I've found this sum:
$$S(n) = \sum_{k=n}^{2n-1} k(-1)^k \sum_{i=k}^{2n-1} {2n \choose i+1} {i \choose n}$$
The inner sum is elliptical iirc, but perhaps the double sum has a nice expression. We can change the order of summation and the expression becomes a tiny bit better to manipulate, but I went straight to try some induction on it. So here is the sequence $S(n)$ as $n$ goes from $1$ to $10$:
$$-1,5,-61,614,-5762, 52093, -460099, 3999356,-34363396, 292676603,...$$
I tried some polynomial interpolations but they didn't stabilize on the values I tried (something like $n=6$).

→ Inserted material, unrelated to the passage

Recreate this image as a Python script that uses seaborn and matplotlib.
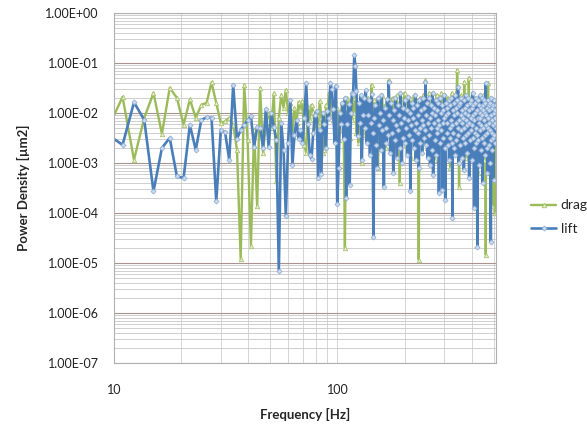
import numpy as np
import pandas as pd
import seaborn as sns
import matplotlib
matplotlib.use("Agg")
import matplotlib.pyplot as plt
from matplotlib.ticker import LogLocator, FuncFormatter, NullFormatter

# FFT bins: k * df, first bin k=7 (just below 10 Hz, clipped by the axis)
bin_start = 7
bin_df = 1.367

# power density, stored as log10 exponents
drag_log10 = [
    -2.24, -1.68, -2.94, -2.10, -1.60, -2.42, -1.50, -1.70, -2.24, -1.73,
    -2.10, -1.84, -1.80, -1.39, -1.80, -2.20, -2.17, -2.10, -2.24, -2.74,
    -4.93, -1.44, -2.54, -4.67, -2.34, -3.86, -1.50, -2.80, -2.20, -2.00,
    -2.30, -1.61, -3.37, -2.10, -1.64, -1.90, -1.54, -2.00, -1.80, -2.40,
    -1.90, -2.20,
    -1.78, -1.94, -1.76, -2.64, -2.80, -1.88, -2.14, -1.84, -1.98, -2.34,
    -2.04, -2.24, -1.76, -2.10, -2.80, -2.74, -1.84, -1.94, -1.60, -1.70,
    -1.98, -2.14, -1.74, -2.24, -1.90, -2.54, -2.34, -2.00, -1.80, -2.30,
    -4.70, -1.90, -1.70, -2.10, -2.50, -1.74, -2.14, -1.64, -2.00, -1.70,
    -2.40, -1.90, -2.60, -1.80, -2.20, -3.00, -1.75, -2.30,
    -1.90, -2.45, -2.05, -1.70, -2.60, -2.15, -1.85, -1.44, -2.30, -2.00,
    -1.75, -2.55, -2.10, -1.90, -3.10, -2.25, -1.80, -2.40, -2.00, -1.65,
    -2.35, -2.05, -1.85, -2.70, -2.20, -1.75, -2.45, -1.35, -2.10, -2.60,
    -1.90, -2.25, -1.70, -2.50, -2.05, -1.85, -2.75, -2.15, -1.65, -2.40,
    -2.00, -1.80, -3.40, -2.20, -1.70, -2.55, -2.05, -1.90, -2.35, -1.60,
    -2.25, -2.65, -1.85, -2.10, -1.75, -2.45, -2.00, -1.70, -2.30, -2.90,
    -1.80, -2.15, -1.95, -2.50, -1.65, -2.25, -2.05, -1.85, -2.60, -2.10,
    -1.75, -2.40, -4.94, -2.00, -1.70, -2.30, -2.10, -1.85, -2.55, -1.95,
    -1.65, -2.35, -2.05, -1.80, -1.35, -2.20, -1.95, -2.70, -1.75, -2.30,
    -2.05, -1.60, -2.45, -2.15, -1.85, -2.60, -1.90, -1.70, -2.35, -2.05,
    -1.80, -2.50, -2.95, -1.75, -2.20, -1.95, -1.65, -2.40, -2.10, -1.85,
    -2.65, -2.00, -1.70, -2.30, -1.90, -2.55, -1.60, -2.15, -2.00, -1.80,
    -2.45, -2.10, -1.75, -2.85, -1.95, -1.65, -2.35, -2.05, -1.85, -2.60,
    -2.00, -1.70, -2.25, -1.90, -2.50, -1.80, -2.15, -3.10, -1.75, -2.30,
    -1.95, -1.60, -2.40, -2.05, -1.85, -2.55, -2.10, -1.70, -2.35, -2.00,
    -1.80, -2.65, -1.90, -1.55, -1.14, -2.25, -1.85, -2.45, -2.05, -3.48,
    -1.75, -2.20, -1.95, -1.65, -2.50, -2.10, -1.80, -2.35, -2.00, -1.70,
    -2.60, -1.90, -2.20, -1.38, -2.05, -2.45, -1.85, -2.15, -1.75, -2.90,
    -1.95, -2.30, -1.70, -2.10, -1.85, -2.55, -1.30, -2.20, -1.90, -2.40,
    -1.75, -2.05, -2.65, -1.80, -2.25, -1.95, -1.65, -2.50, -2.10, -1.85,
    -2.35, -2.00, -1.70, -2.80, -1.95, -2.25, -1.80, -2.45, -2.05, -1.75,
    -2.60, -2.15, -1.90, -2.40, -3.20, -1.85, -2.10, -1.70, -2.55, -2.00,
    -1.80, -2.35, -1.95, -2.70, -1.75, -2.20, -1.90, -2.50, -2.05, -1.65,
    -2.40, -2.10, -1.85, -2.95, -1.80, -2.25, -2.00, -1.70, -2.60, -2.15,
    -4.84, -1.90, -2.30, -1.75, -2.50, -2.05, -1.85, -2.40, -1.40, -2.20,
    -1.95, -2.65, -1.80, -2.35, -2.10, -3.20, -1.85, -2.45, -2.00, -1.70,
    -2.55, -2.15, -1.90, -3.87, -1.75, -2.40, -2.05, -3.00, -1.85, -2.30,
    -2.10, -1.80, -2.60, -4.00, -2.20, -1.95, -2.50, -4.00,
]

lift_log10 = [
    -2.46, -2.64, -1.79, -2.14, -3.57, -2.70, -2.50, -3.27, -3.30, -2.24,
    -2.74, -2.14, -2.09, -2.10, -3.77, -2.34, -2.39, -2.94, -1.44, -2.52,
    -2.34, -2.24, -2.15, -2.06, -2.68, -2.28, -2.30, -2.70, -1.92, -2.68,
    -2.00, -2.28, -2.54, -5.16, -2.20, -2.74, -4.06, -2.60, -1.74, -3.04,
    -2.44, -2.14, -2.52, -2.35, -2.60, -2.10, -1.40, -2.22, -2.85, -2.92,
    -2.40, -2.05, -1.96, -3.30, -2.35, -3.22, -2.00, -2.22, -2.70, -1.96,
    -2.10, -1.40, -1.52, -1.92, -2.60, -1.46, -3.82, -3.10, -2.00, -2.22,
    -1.80, -2.52, -1.70, -3.70, -2.22, -1.82, -3.44, -2.00, -1.60, -1.62,
    -0.84, -1.07, -1.57, -2.47, -1.80, -2.20, -1.65, -2.95, -2.05, -1.70,
    -2.30, -1.55, -2.60, -2.05, -1.75, -2.85, -2.20, -1.62, -2.40, -4.48,
    -2.10, -1.85, -2.65, -3.10, -1.70, -2.25, -2.00, -2.75, -1.65, -2.35,
    -2.15, -3.48, -1.90, -2.30, -2.60, -1.72, -2.45, -1.38, -2.05, -2.80,
    -1.80, -2.40, -2.15, -3.20, -1.95, -2.55, -1.70, -2.25, -2.90, -1.85,
    -2.35, -2.05, -2.70, -1.60, -2.20, -3.00, -1.90, -2.50, -2.10, -1.75,
    -2.60, -2.30, -1.95, -2.85, -2.15, -1.68, -2.45, -2.00, -3.57, -2.25,
    -1.80, -2.55, -2.10, -1.90, -2.70, -2.35, -1.65, -2.95, -2.20, -1.85,
    -2.40, -2.05, -3.10, -1.75, -2.30, -2.60, -1.95, -2.15, -2.80, -1.70,
    -2.25, -2.50, -1.90, -2.35, -1.38, -2.65, -2.05, -1.80, -2.90, -2.20,
    -1.70, -2.45, -2.10, -3.05, -1.85, -2.30, -2.00, -2.75, -1.60, -3.25,
    -2.20, -1.90, -2.55, -2.05, -1.75, -2.85, -2.30, -1.95, -2.40, -2.15,
    -1.80, -3.60, -2.25, -1.70, -2.60, -2.00, -2.35, -1.85, -3.55, -2.20,
    -1.95, -2.50, -2.10, -1.65, -2.70, -3.75, -2.05, -1.80, -2.40, -2.20,
    -1.90, -2.65, -2.00, -1.75, -2.95, -2.30, -1.85, -2.50, -2.15, -1.70,
    -2.60, -2.25, -4.10, -1.95, -2.40, -1.80, -2.70, -2.05, -1.65, -2.85,
    -2.20, -1.90, -2.55, -2.00, -1.75, -2.45, -1.48, -2.30, -3.00, -1.85,
    -2.15, -2.65, -1.80, -2.35, -2.05, -1.70, -2.90, -2.20, -1.95, -2.50,
    -2.10, -1.75, -3.15, -2.30, -1.90, -2.60, -2.00, -1.65, -2.45, -2.15,
    -1.85, -2.80, -2.25, -1.70, -2.40, -2.05, -1.95, -3.30, -2.20, -1.80,
    -2.55, -2.10, -1.75, -2.35, -2.95, -1.90, -2.25, -1.60, -2.50, -2.05,
    -1.85, -2.70, -3.90, -2.15, -1.80, -2.40, -2.00, -1.70, -2.60, -2.30,
    -1.95, -2.45, -4.68, -2.10, -1.75, -2.55, -2.20, -1.85, -3.05, -2.00,
    -1.65, -2.35, -2.10, -1.90, -2.75, -2.25, -1.70, -2.50, -2.05, -3.40,
    -1.85, -2.30, -1.95, -2.60, -2.15, -1.75, -2.45, -2.00, -2.85, -1.80,
    -1.40, -2.25, -2.05, -2.70, -1.90, -2.40, -3.20, -1.75, -2.30, -2.10,
    -1.85, -2.65, -2.20, -1.95, -3.00, -2.35, -1.80, -2.55, -4.58, -2.05,
    -1.70, -2.40, -2.15, -1.90, -2.75, -2.25, -1.85, -2.50, -3.35, -2.00,
    -1.75, -2.45, -2.20, -1.95, -2.60, -2.10, -1.85, -2.30,
]

y_ticks = [1e-7, 1e-6, 1e-5, 1e-4, 1e-3, 1e-2, 1e-1, 1e0]
x_ticks = [10, 100]

def to_frame(name, logs):
    freq = bin_df * np.arange(bin_start, bin_start + len(logs))
    return pd.DataFrame({"freq": freq, "psd": np.power(10.0, logs), "series": name})

drag_df = to_frame("drag", drag_log10)
lift_df = to_frame("lift", lift_log10)

sns.set_style("white")
plt.rcParams["font.family"] = ["Lato", "DejaVu Sans"]

fig = plt.figure(figsize=(5.87, 4.28), dpi=100)
ax = fig.add_axes([0.194, 0.152, 0.651, 0.818])

sns.lineplot(data=drag_df, x="freq", y="psd", ax=ax, color="#9bbb59", lw=1.7,
             marker="^", markersize=3.2, mfc="#e4edd2", mec="#a9c46e", mew=0.6,
             label="drag", sort=True)
sns.lineplot(data=lift_df, x="freq", y="psd", ax=ax, color="#4a7ebb", lw=1.9,
             marker="D", markersize=2.6, mfc="#c9d9ee", mec="#8aaad3", mew=0.5,
             label="lift", sort=True)

ax.set_xscale("log")
ax.set_yscale("log")
ax.set_xlim(10, 512)
ax.set_ylim(1e-7, 1)

ax.yaxis.set_minor_locator(LogLocator(base=10, subs=np.arange(2, 10), numticks=100))
ax.set_yticks(y_ticks)
ax.yaxis.set_major_formatter(FuncFormatter(lambda v, p: f"{v:.2E}"))
ax.yaxis.set_minor_formatter(NullFormatter())

ax.set_xticks(x_ticks)
ax.xaxis.set_minor_locator(LogLocator(base=10, subs=np.arange(2, 10), numticks=100))
ax.xaxis.set_major_formatter(FuncFormatter(lambda v, p: f"{v:g}"))
ax.xaxis.set_minor_formatter(NullFormatter())

ax.grid(which="major", axis="y", color="#a8948e", lw=0.8)
ax.grid(which="minor", axis="y", color="#c8c8c8", lw=0.6)
ax.grid(which="both", axis="x", color="#cfcfcf", lw=0.6)
ax.set_axisbelow(True)

ax.tick_params(which="both", length=0)
ax.tick_params(axis="y", labelsize=9, pad=11, colors="#222222")
ax.tick_params(axis="x", labelsize=9, pad=15, colors="#222222")

for s in ax.spines.values():
    s.set_color("#b0b0b0")
    s.set_linewidth(0.8)

ax.set_xlabel("Frequency [Hz]", fontsize=9.5, fontweight="bold")
ax.set_ylabel("Power Density [µm2]", fontsize=9.5, fontweight="bold")
ax.xaxis.set_label_coords(0.5, -0.13)
ax.yaxis.set_label_coords(-0.22, 0.5)

ax.legend(loc="center left", bbox_to_anchor=(1.06, 0.417), frameon=False,
          fontsize=10, handlelength=1.8, handletextpad=0.3, labelspacing=0.8)

fig.savefig("out.png", dpi=100)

Then I did suppose $S(n) = (-1)^n a^n p(n)$ for $p(n)$ a polynomial and $a=2$ or $a=4$, it also didn't stabilize. I have good reasons to believe
$$S(n) = a \frac{(-1)^n}{n+d} { 4n+b \choose n+c}$$
for some constants $a,b,c$ and $d$ but I'm not sure how to find those constants. Any ideas on how to solve this problem?
EDIT: I made a Python program that verifies those constants and I got nothing for each on the interval $[0,19]$, perhaps $S(n) = \mathcal{o}((\frac{256}{27})^n\frac1{n \sqrt n})$, indeed $\frac1n{4n \choose n}$ begin dominating a bit after $n=40$
EDIT2: changing order of summation: $$n \le k \le i \le 2n-1 \implies S(n) = \sum_{i=n}^{2n-1} \sum_{k=n}^i {2n \choose i+1} {i \choose n}k(-1)^k = \\ = \sum_{i=n}^{2n-1} {2n \choose i+1} {i \choose n} \sum_{k=n}^i (-1)^k k = \frac14 \sum_{i=n}^{2n-1} {2n \choose i+1} {i \choose n}[(-1)^i(2i+1) + (-1)^n(2n-1)] $$
EDIT3: apparently we have an hypergeometric function:
$$_2F_1(1-n,n+1;n+2;-1) = - \frac{(n+1)!}{2(2n+1)!}f^{(n)}(0), f(z) = (1-z)^{-n}(1+z)^{2n+1}$$
EDIT4: By "closed form" I mean a finite expression of few terms which involves only adition, multiplication, potentiation, rational roots, factorials, combinations, floors functions of integers related to $n$. Not involving any explicit algorithm $\mathcal O(n)$ in the final result nor any function not expressed above.